= William C. Dudley (philosopher) =

American academic and university president

William C. Dudley (born in Charlottesville, Virginia) is an American academic administrator and philosopher, who currently serves as President of Claremont McKenna College in Claremont, California. He was previously the 27th president of Washington and Lee University (from January 2017 to July 2026). Prior to his presidency at Washington and Lee, he served as provost and professor of philosophy at Williams College.

== Early life and education ==
A Virginia native, Dudley was born in Charlottesville and raised in Arlington. He attended Williams College, where he graduated magna cum laude in 1989 with a double major in mathematics and philosophy. During his undergraduate years, he served as captain of the water polo team and was a member of the swim team. Upon graduation, he received a Herchel Smith Fellowship to study philosophy at the University of Cambridge from 1989 to 1990.

After his studies at Cambridge, Dudley worked for AES Corporation from 1990 to 1992. He then pursued graduate studies at Northwestern University, where he earned both his master's degree and Ph.D. in philosophy, completing his doctoral studies in 1998.

== Academic career ==

=== Williams College (1998-2016) ===
Dudley joined the faculty at Williams College in 1998, where he taught courses on moral and political philosophy, metaphysics, epistemology, the philosophy and economics of higher education, and the spiritual significance of sports. In 2004, he received tenure and was appointed chair of the Committee on Undergraduate Life.

From 2010 to 2011, Dudley served as the Gaudino Scholar at Williams, a presidential appointment designed to encourage curricular innovation and experiential learning.

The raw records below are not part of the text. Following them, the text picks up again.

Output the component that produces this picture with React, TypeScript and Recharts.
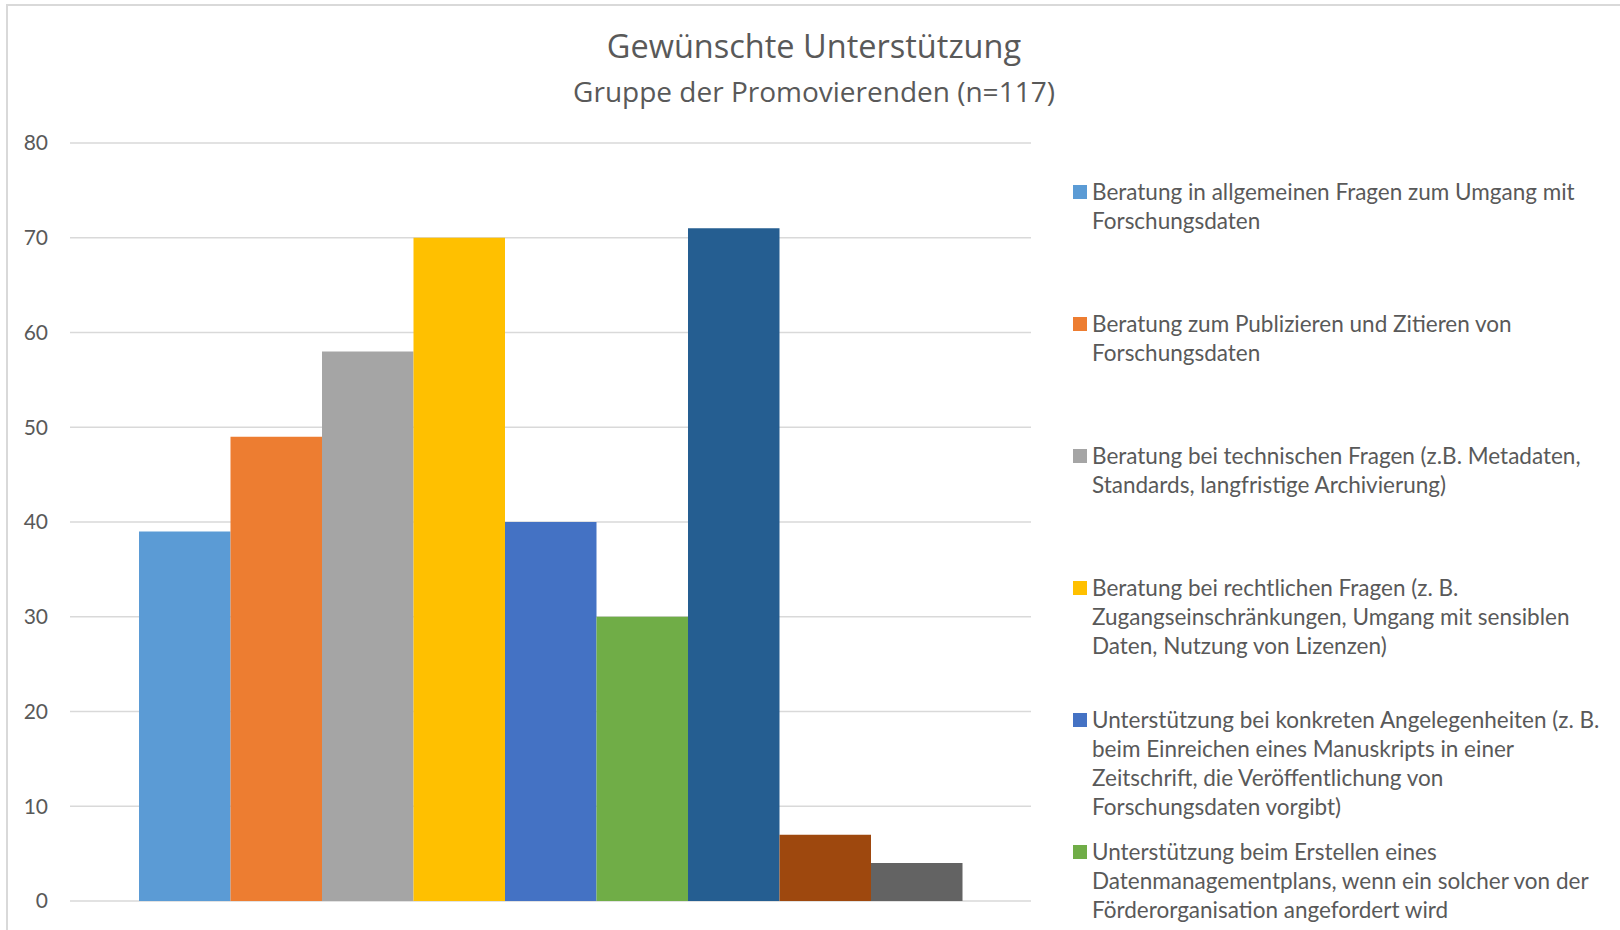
import React from 'react'
import { BarChart, Bar, XAxis, YAxis, CartesianGrid } from 'recharts'

const categories = ['Promovierende']

const seriesNames = [
  'Beratung in allgemeinen Fragen zum Umgang mit\nForschungsdaten',
  'Beratung zum Publizieren und Zitieren von\nForschungsdaten',
  'Beratung bei technischen Fragen (z.B. Metadaten,\nStandards, langfristige Archivierung)',
  'Beratung bei rechtlichen Fragen (z. B.\nZugangseinschränkungen, Umgang mit sensiblen\nDaten, Nutzung von Lizenzen)',
  'Unterstützung bei konkreten Angelegenheiten (z. B.\nbeim Einreichen eines Manuskripts in einer\nZeitschrift, die Veröffentlichung von\nForschungsdaten vorgibt)',
  'Unterstützung beim Erstellen eines\nDatenmanagementplans, wenn ein solcher von der\nFörderorganisation angefordert wird',
  'Schulungen',
  'Sonstiges',
  'Keine',
]

const seriesValues = [39, 49, 58, 70, 40, 30, 71, 7, 4]

const seriesColors = [
  '#5B9BD5', '#ED7D31', '#A5A5A5', '#FFC000', '#4472C4',
  '#70AD47', '#255E91', '#9E480E', '#636363',
]

const yTicks = [0, 10, 20, 30, 40, 50, 60, 70, 80]

const titleText = 'Gewünschte Unterstützung'
const subtitleText = 'Gruppe der Promovierenden (n=117)'

// the legend of the original runs past the bottom of the frame; only these show
const visibleLegendCount = 6

const FONT = 'Lato, "Open Sans", sans-serif'
const TITLE_FONT = '"Open Sans", Lato, sans-serif'
const TEXT = '#595959'

const data = categories.map((name, ci) => {
  const row: Record<string, string | number> = { name }
  seriesValues.forEach((v, i) => {
    row['s' + i] = ci === 0 ? v : 0
  })
  return row
})

export default function App() {
  return (
    <div
      style={{
        position: 'fixed',
        left: 0,
        top: 0,
        width: 1620,
        height: 930,
        overflow: 'hidden',
        background: '#fff',
        fontFamily: FONT,
      }}
    >
      {/* chart frame, only top and left edges are in view */}
      <div
        style={{
          position: 'absolute',
          left: 6,
          top: 4,
          width: 1700,
          height: 1000,
          border: '2px solid #d9d9d9',
          boxSizing: 'border-box',
        }}
      />

      <div
        style={{
          position: 'absolute',
          left: 0,
          top: 30,
          width: 1628,
          textAlign: 'center',
          fontSize: 32.5,
          lineHeight: 1,
          color: TEXT,
          fontFamily: TITLE_FONT,
        }}
      >
        {titleText}
      </div>
      <div
        style={{
          position: 'absolute',
          left: 0,
          top: 77,
          width: 1628,
          textAlign: 'center',
          fontSize: 28,
          lineHeight: 1,
          color: TEXT,
          fontFamily: TITLE_FONT,
        }}
      >
        {subtitleText}
      </div>

      <div style={{ position: 'absolute', left: 0, top: 0 }}>
        <BarChart
          width={1620}
          height={930}
          data={data}
          margin={{ top: 143, right: 589, bottom: 29, left: 0 }}
          barGap={0}
        >
          <CartesianGrid vertical={false} stroke="#d9d9d9" strokeWidth={1.5} />
          <XAxis dataKey="name" hide />
          <YAxis
            width={70}
            domain={[0, 80]}
            ticks={yTicks}
            axisLine={false}
            tickLine={false}
            tickSize={0}
            tickMargin={22}
            tick={{ fontSize: 21, fill: TEXT, fontFamily: FONT }}
          />
          {seriesValues.map((_, i) => (
            <Bar
              key={i}
              dataKey={'s' + i}
              name={seriesNames[i]}
              fill={seriesColors[i]}
              barSize={91.5}
              isAnimationActive={false}
            />
          ))}
        </BarChart>
      </div>

      {/* legend */}
      <div style={{ position: 'absolute', left: 1073, top: 176.5, width: 545 }}>
        {seriesNames.slice(0, visibleLegendCount).map((label, i) => (
          <div key={i} style={{ height: 132, display: 'flex', alignItems: 'flex-start' }}>
            <div
              style={{
                width: 14,
                height: 14,
                marginTop: 8,
                marginRight: 5,
                background: seriesColors[i],
                flex: '0 0 auto',
              }}
            />
            <div
              style={{
                fontSize: 22.5,
                lineHeight: '29px',
                color: TEXT,
                whiteSpace: 'pre-line',
              }}
            >
              {label}
            </div>
          </div>
        ))}
      </div>
    </div>
  )
}
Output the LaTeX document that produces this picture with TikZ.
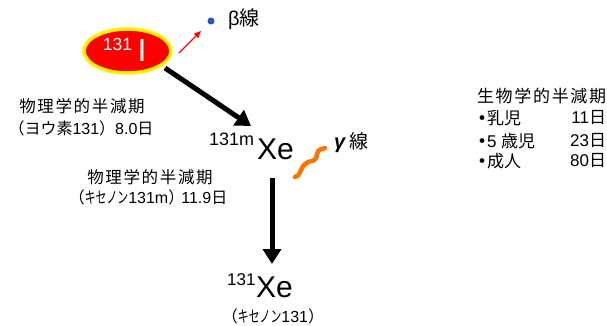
\documentclass[tikz,border=0pt]{standalone}
\usepackage{fontspec}
\usepackage{graphicx}
\usetikzlibrary{arrows.meta,shapes.geometric}
\setmainfont{Liberation Sans}
\newfontfamily\cj{Noto Sans CJK JP}
\newfontfamily\cjs{Noto Sans CJK JP}[LetterSpace=10]
\newcommand{\fs}[1]{\fontsize{#1pt}{#1pt}\selectfont}
\newcommand{\nar}[1]{\scalebox{0.68}[1]{\cj #1}}
\newcommand{\bul}{\makebox[10pt][c]{\cj\bfseries ・}}
\definecolor{dotblue}{RGB}{40,80,210}
\tikzset{
  x=1pt,y=-1pt,
  lab/.style={inner sep=0pt,outer sep=0pt,font=\fs{16}},
  rowlab/.style={inner sep=0pt,outer sep=0pt,font=\fs{17}},
  bigel/.style={line width=5pt,black,-{Triangle[length=15pt,width=18pt]}},
  isotope/.style={inner sep=0pt,font=\fs{30}},
  sup/.style={inner sep=0pt,font=\fs{18}}
}
\begin{document}
\begin{tikzpicture}
\useasboundingbox (0,0) rectangle (607,326);
\node[ellipse,draw=yellow,fill=red,line width=3.5pt,minimum width=87pt,minimum height=44pt,inner sep=0pt] (iodine) at (127.5,51) {};
\node[inner sep=0pt,white,font=\fs{17.5}] (i131) at (117.5,44) {131};
\node[inner sep=0pt,white,font=\fs{32}] (isym) at (142,50) {I};
\coordinate (redstart) at (179,53);
\coordinate (redend) at (201,31);
\draw[red,line width=1.1pt,-{Triangle[length=7pt,width=6pt]}] (redstart) -- (redend);
\node[circle,fill=dotblue,inner sep=0pt,minimum size=7pt] (dot) at (211,21) {};
\node[lab,anchor=west,font=\fs{20}] (beta) at (228,19) {β{\cj 線}};
\coordinate (a1s) at (165,68);
\coordinate (a1e) at (251,126);
\draw[bigel] (a1s) -- (a1e);
\node[sup,anchor=base west] (m131) at (209,146) {131m};
\node[isotope,anchor=base west] (xem) at (257,159) {Xe};
\coordinate (a2s) at (272,178);
\coordinate (a2e) at (272,264);
\draw[bigel] (a2s) -- (a2e);
\draw[orange!90!red,line width=4.5pt,line cap=round] (295,177) .. controls (301,176) and (299,170) .. (305,164) .. controls (310,159) and (316,164) .. (317,154) .. controls (318,149) and (322,149) .. (325,148);
\node[lab,anchor=base west,font=\fs{20}] (gamma) at (334,148) {\textit{\textbf{γ}}\hspace{3pt}{\cj\fs{19}線}};
\node[lab,font=\fs{16.5}\cjs] (p1) at (82,106) {物理学的半減期};
\node[lab] (p2) at (81,128) {{\cj（ヨウ素}131{\cj）}8.0{\cj 日}};
\node[lab,font=\fs{16.5}\cjs] (p3) at (150,177) {物理学的半減期};
\node[lab] (p4) at (148,197) {{\cj （}\nar{キセノン}131m{\cj ）}\hspace{-3pt}11.9{\cj 日}};
\node[sup,anchor=base west,font=\fs{17}] (x131) at (227,285) {131};
\node[isotope,anchor=base west] (xe) at (256,297) {Xe};
\node[lab] (p5) at (273,316) {{\cj （}\nar{キセノン}131{\cj ）}};
\node[lab,anchor=west,font=\fs{17}\cjs] (b0) at (477,96) {生物学的半減期};
\node[rowlab,anchor=west] (b1) at (477,118) {\bul{\cj 乳児}};
\node[rowlab,anchor=east] (b1v) at (606,118) {11{\cj 日}};
\node[rowlab,anchor=west] (b2) at (477,141) {\bul 5 {\cj 歳児}};
\node[rowlab,anchor=east] (b2v) at (606,141) {23{\cj 日}};
\node[rowlab,anchor=west] (b3) at (477,161) {\bul{\cj 成人}};
\node[rowlab,anchor=east] (b3v) at (606,161) {80{\cj 日}};
\end{tikzpicture}
\end{document}
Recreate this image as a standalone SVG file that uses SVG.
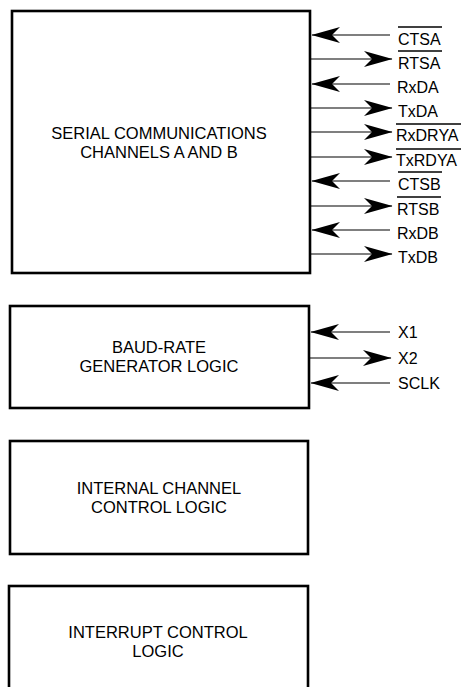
<svg xmlns="http://www.w3.org/2000/svg" width="462" height="687" viewBox="0 0 462 687">
<style>
.box{fill:#fff;stroke:#000;stroke-width:2.6}
.t{font-family:"Liberation Sans",Arial,sans-serif;font-size:16.5px;fill:#000;text-anchor:middle}
.lbl{font-family:"Liberation Sans",Arial,sans-serif;font-size:16px;fill:#000}
.w{stroke:#000;stroke-width:1.2;fill:none}
.ob{stroke:#000;stroke-width:1.3}
</style>
<defs>
<marker id="ah" markerUnits="userSpaceOnUse" markerWidth="34" markerHeight="20" viewBox="-32 -10 34 20" refX="0" refY="0" orient="auto">
<path d="M0.5,0 L-28,-8 L-20,0 L-28,8 Z" fill="#000"/>
</marker>
</defs>
<rect width="462" height="687" fill="#fff"/>
<g id="serial">
<rect class="box" x="12" y="11" width="298" height="262"/>
<text class="t" x="159" y="139">SERIAL COMMUNICATIONS</text>
<text class="t" x="159" y="158">CHANNELS A AND B</text>
</g>
<g id="baud">
<rect class="box" x="10" y="306" width="299" height="102"/>
<text class="t" x="159" y="353">BAUD-RATE</text>
<text class="t" x="159" y="372">GENERATOR LOGIC</text>
</g>
<g id="internal">
<rect class="box" x="10" y="441" width="298" height="113"/>
<text class="t" x="159" y="494">INTERNAL CHANNEL</text>
<text class="t" x="159" y="513">CONTROL LOGIC</text>
</g>
<g id="interrupt">
<rect class="box" x="9" y="586" width="299" height="110"/>
<text class="t" x="158" y="638">INTERRUPT CONTROL</text>
<text class="t" x="158" y="657">LOGIC</text>
</g>
<g id="connectors">
<line class="w" x1="390" y1="35" x2="312" y2="35" marker-end="url(#ah)"/>
<line class="w" x1="311" y1="59" x2="392" y2="59" marker-end="url(#ah)"/>
<line class="w" x1="390" y1="84" x2="312" y2="84" marker-end="url(#ah)"/>
<line class="w" x1="311" y1="108" x2="392" y2="108" marker-end="url(#ah)"/>
<line class="w" x1="311" y1="132" x2="392" y2="132" marker-end="url(#ah)"/>
<line class="w" x1="311" y1="157" x2="392" y2="157" marker-end="url(#ah)"/>
<line class="w" x1="390" y1="181" x2="312" y2="181" marker-end="url(#ah)"/>
<line class="w" x1="311" y1="206" x2="392" y2="206" marker-end="url(#ah)"/>
<line class="w" x1="390" y1="230" x2="312" y2="230" marker-end="url(#ah)"/>
<line class="w" x1="311" y1="254" x2="392" y2="254" marker-end="url(#ah)"/>
<line class="w" x1="390" y1="332" x2="311" y2="332" marker-end="url(#ah)"/>
<line class="w" x1="310" y1="358" x2="391" y2="358" marker-end="url(#ah)"/>
<line class="w" x1="390" y1="383" x2="311" y2="383" marker-end="url(#ah)"/>
</g>
<g id="labels">
<text class="lbl" x="398" y="45">CTSA</text>
<line class="ob" x1="398" y1="27" x2="442" y2="27"/>
<text class="lbl" x="398" y="69">RTSA</text>
<line class="ob" x1="398" y1="51" x2="442" y2="51"/>
<text class="lbl" x="397" y="93">RxDA</text>
<text class="lbl" x="398" y="117">TxDA</text>
<text class="lbl" x="396" y="141">RxDRYA</text>
<line class="ob" x1="396" y1="124" x2="461" y2="124"/>
<text class="lbl" x="396" y="166">TxRDYA</text>
<line class="ob" x1="396" y1="149" x2="461" y2="149"/>
<text class="lbl" x="398" y="190">CTSB</text>
<line class="ob" x1="398" y1="172" x2="442" y2="172"/>
<text class="lbl" x="397" y="215">RTSB</text>
<line class="ob" x1="397" y1="197" x2="441" y2="197"/>
<text class="lbl" x="397" y="239">RxDB</text>
<text class="lbl" x="398" y="263">TxDB</text>
<text class="lbl" x="398" y="338">X1</text>
<text class="lbl" x="398" y="364">X2</text>
<text class="lbl" x="398" y="389">SCLK</text>
</g>
</svg>
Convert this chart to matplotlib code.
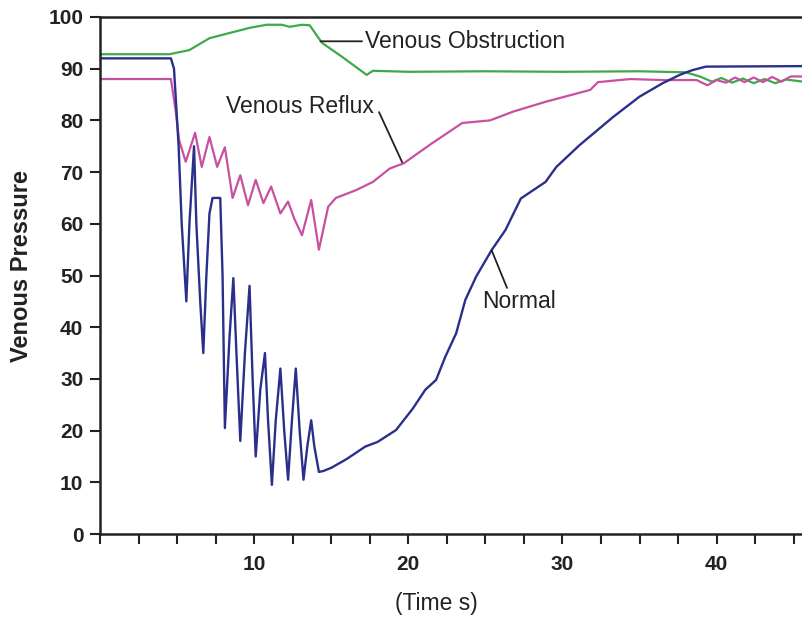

During his tenure as Gaudino Scholar, he initiated several programs including the Gaudino Lunch series, which facilitated conversations among students, faculty, and staff; supported neighborhood proposals to strengthen student-faculty interaction; and provided opportunities for independent Winter Study projects.

In July 2011, Dudley was appointed provost at Williams College, a position he held until December 2016.

=== Washington and Lee University (2017-present) ===
Dudley became the 27th president of Washington and Lee University in January 2017. He promptly initiated a strategic planning process, resulting in a plan approved in May 2018 that positioned W&L as a model for 21st-century liberal arts education. Under his leadership, the university has diversified its campus community, implemented new academic minors, and updated its facilities master plan. In October 2024, Dudley announced a transformative $132 million gift from alumnus William H. Miller III that established need-blind admissions at the university.

=== Claremont McKenna College===
On December 4th, 2025, Dudley was announced as the incoming President at Claremont McKenna College. Dudley starts at Claremont McKenna in July 2026. He is succeeding Hiram Chodosh.

== Scholarship ==
Dudley's academic research focuses on 19th century German philosophy. He is the author of two books: "Understanding German Idealism" (2007) and "Hegel, Nietzsche and Philosophy: Thinking Freedom" (2002).

=== Selected publications ===
- Dudley, Will (2010). "Hegel and History"

== Personal life ==
Dudley is married to Dr. Carola Tanna.